Brendan was placed in a succession of unsuitable and inappropriate services, each more restrictive than the last. At one point he was put in a psychiatric hospital to control his violent outbursts.

Today, after many years, he’s finally in a place he and his family like – a community setting with four others. He has individualised care. He’s more contented and loves to see his family.

As well as being happier, he has started to open up. He has told his family, tentatively, about the serial sexual abuser at the residential centre in which he stayed as a child; how he lived in terror of repeated abuse; how he felt he couldn’t tell anyone.

“He did dirty things to me. He stuck his private parts up my bum. It was very sore. He did it to the others as well, in the spudhouse. If I wouldn’t do it with him, he said he’d throw me in with the pigs.”

He told a consultant psychiatrist as part of an assessment recently.

“It was in a galvanised shed. I saw him do the same with others when I was looking through a broken window. Lots of people knew about him and the awful things.”

There were more recent sexual assaults, too. He had been assaulted by another service user – with a known history of sexual offending – at a sheltered workshop run by health authorities.

“We couldn’t believe it,” his sister says. “It accounted for everything: his behaviour, his frustration. Everything. We were told nothing.”

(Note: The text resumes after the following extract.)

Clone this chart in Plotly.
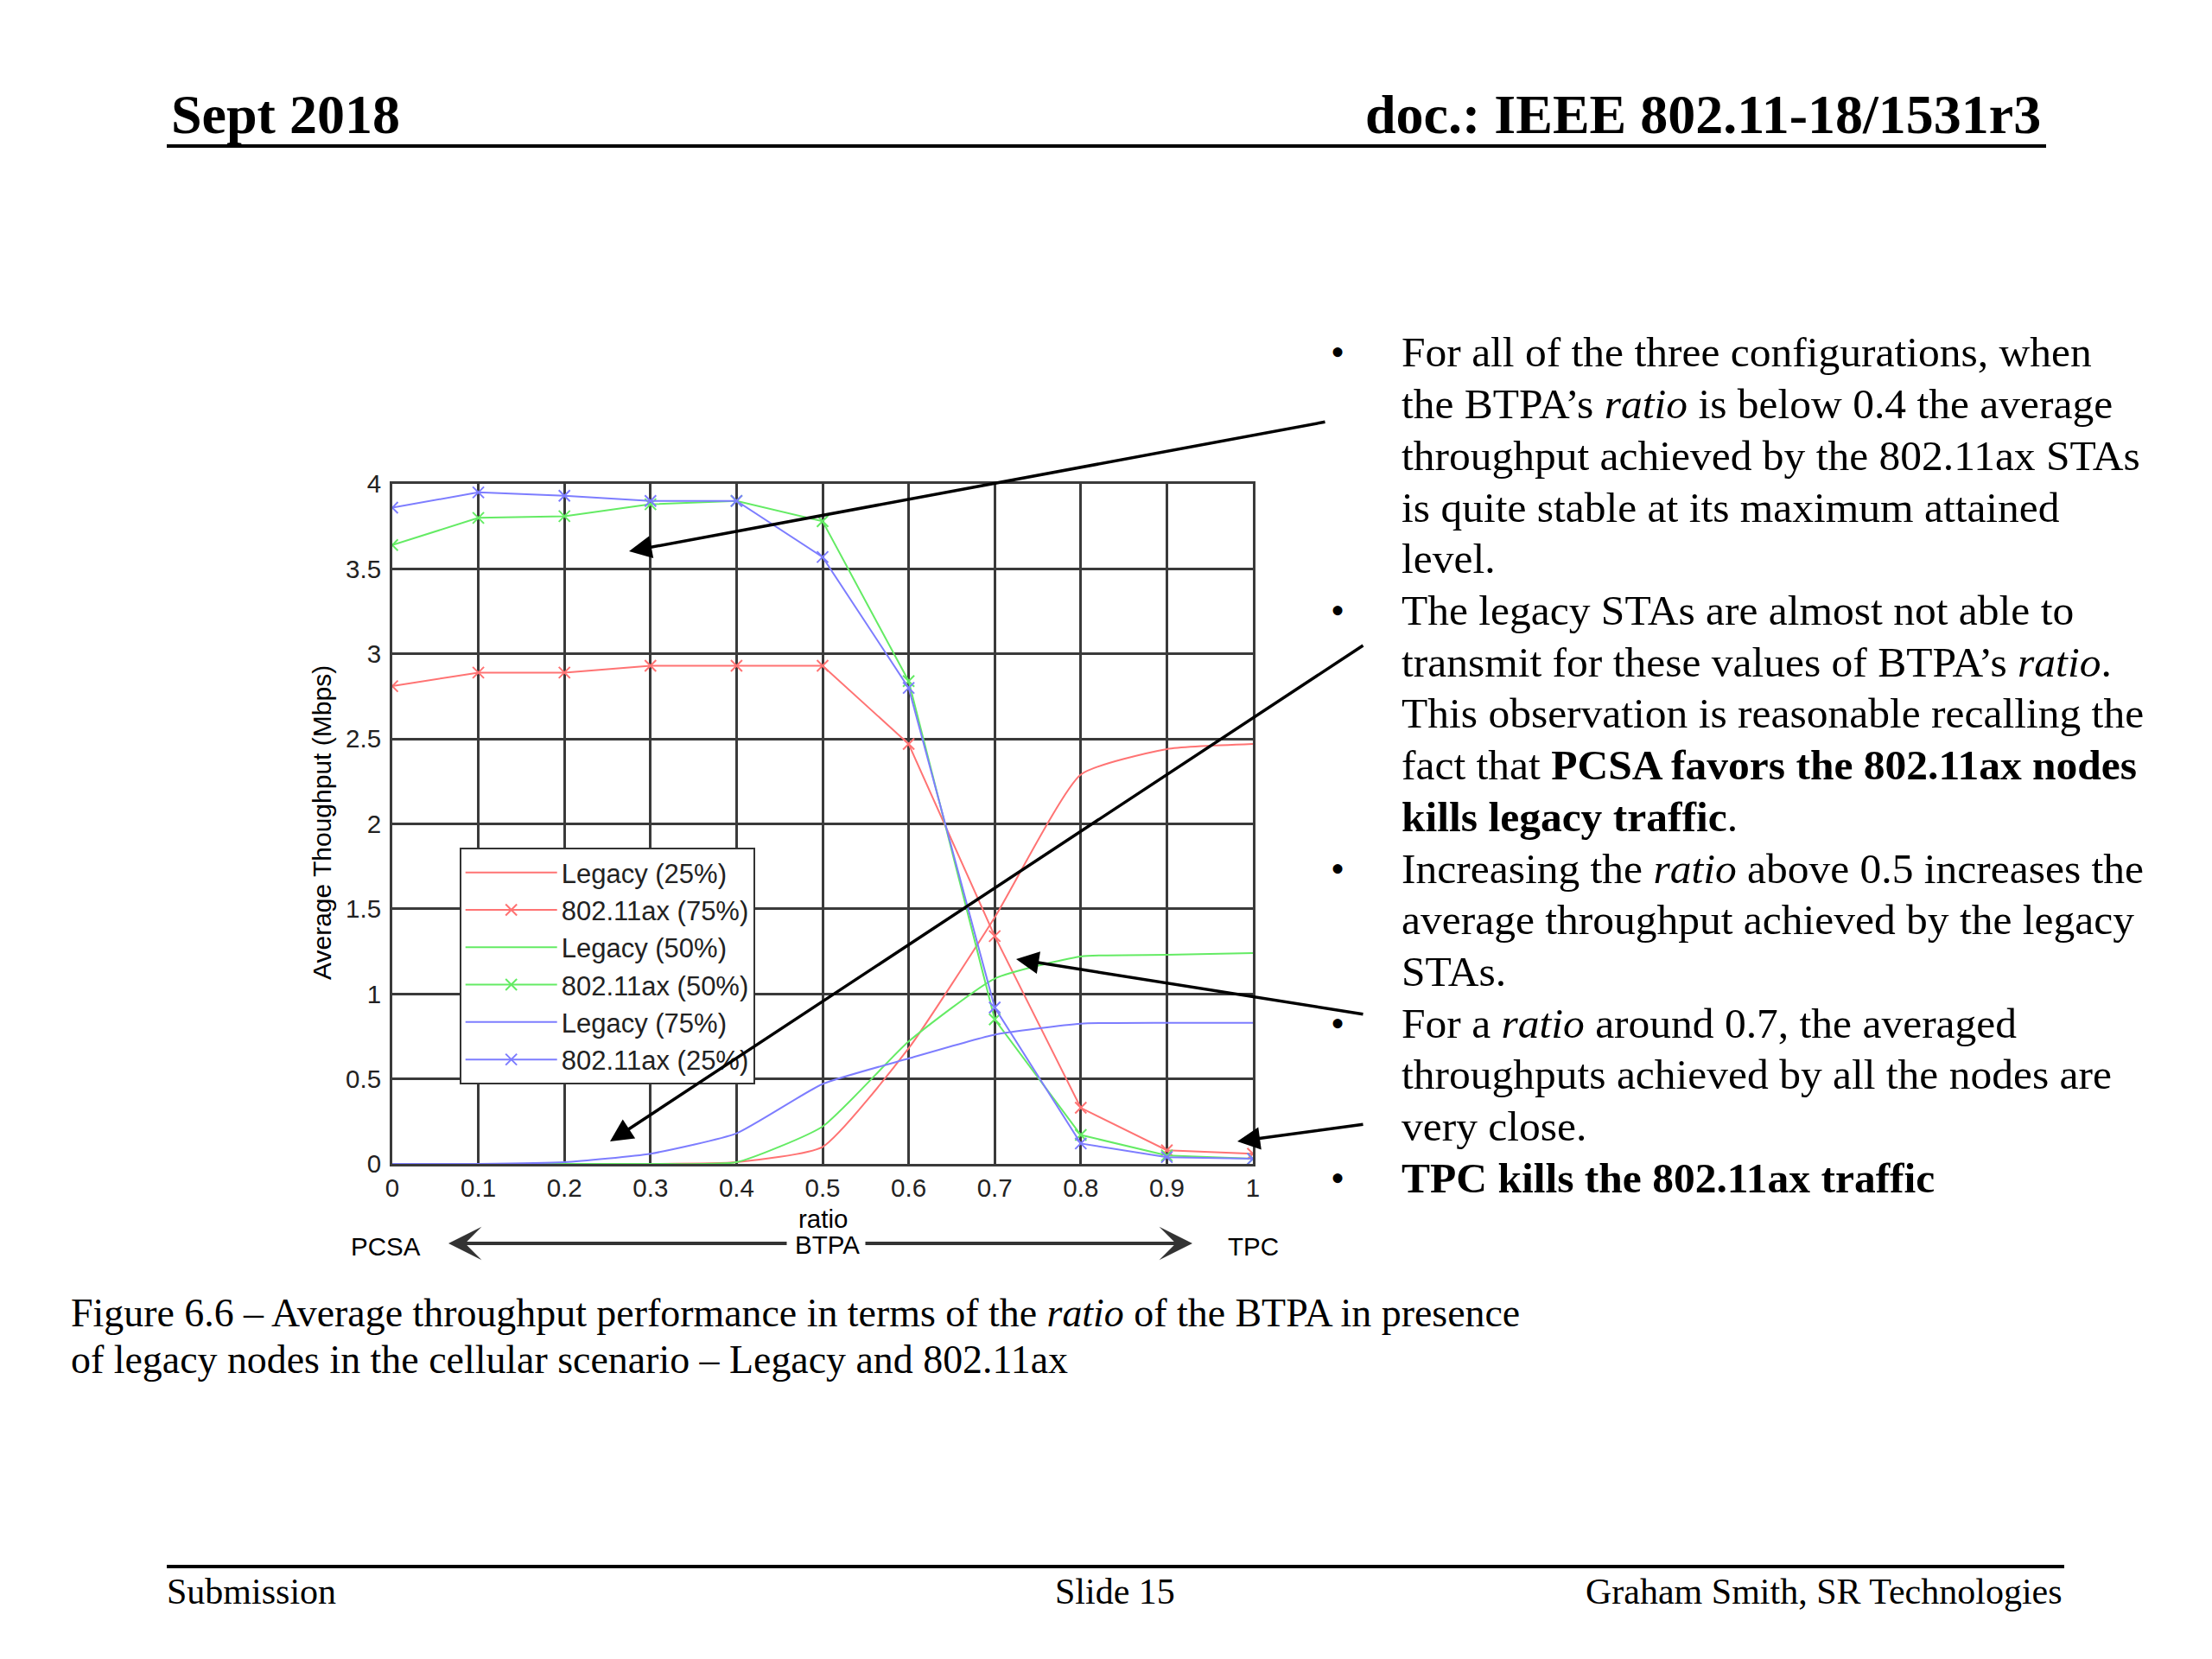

The psychiatrist’s report says Brendan has suffered multiple traumatic effects of sexual abuse, including cognitive and behavioural problems, and notes he has never been able to form a trusting relationship with the opposite sex.

His sister puts its more bluntly. “He’s not really a survivor,” she says. “His life has been destroyed by this. He had such great potential, but he’s been ruined by it all.”

WHISTLE-BLOWER 

'I was branded a troublemaker. I felt my integrity was in tatters' 

BRIDIE COX worked as a nurse in the disability and mental health sector in the UK for 30 years, but when she returned home to Co Clare a few years ago to continue her work, she was shocked at the standard of care.

“It was like going back in time,” says Cox of the first institution she worked in. “Lots of the work was just task-oriented: cleaning rooms, making beds, feeding residents. It was an approach I’d last seen about 30 or 40 years previously in the UK.”

What was most disturbing was the mistreatment. She says she witnessed over-sedation of patients, physical abuse, bullying, intimidation and neglect. Yet, she insists, her claims were never taken seriously.

“I saw all sorts. I saw an elderly man being pushed and shoved around, kicked up the backside. There was verbal abuse of residents, too. I remember one was told, ‘If you don’t straighten up, you won’t fit in your coffin’.”

Rehabilitation of residents was virtually non-existent, she says, as there was no meaningful therapeutic intervention. Worse still was the attitude of some members of staff towards vulnerable residents.

Cox made a number of complaints, which her managers said were unfounded. When she followed up these complaints to the highest level at HSE head office, the files were lost, she says. When eventually it was dealt with, she was told again that her complaints were no longer valid.

“I wasn’t even interviewed myself. How they could determine that, I just don’t know. By that stage a lot of the staff had left. They were changing some of the practices at the centre following my complaints. But I was branded a troublemaker. I felt my integrity was in tatters,” she says.

Cox also worked in Cappahard Lodge in Co Clare, a residential home for older people with dementia or mental health problems. It has become part of the psychiatric service in recent times. It was heavily criticised by the Inspector of Mental Health Services.

While some services have moved clients into community settings, says Cox, many institutionalised practices remain.

“You still have residents queuing for baths, for their pocket money or cigarettes.”

She left on grounds of stress, dejected and disillusioned with the system.

“The biggest problem is that people are willing to turn a blind eye to what’s happening. That’s the culture. They aren’t willing or interested in change, even though that is so much more rewarding both for staff and residents. I tried to change how things were done, but you can’t do that on your own.”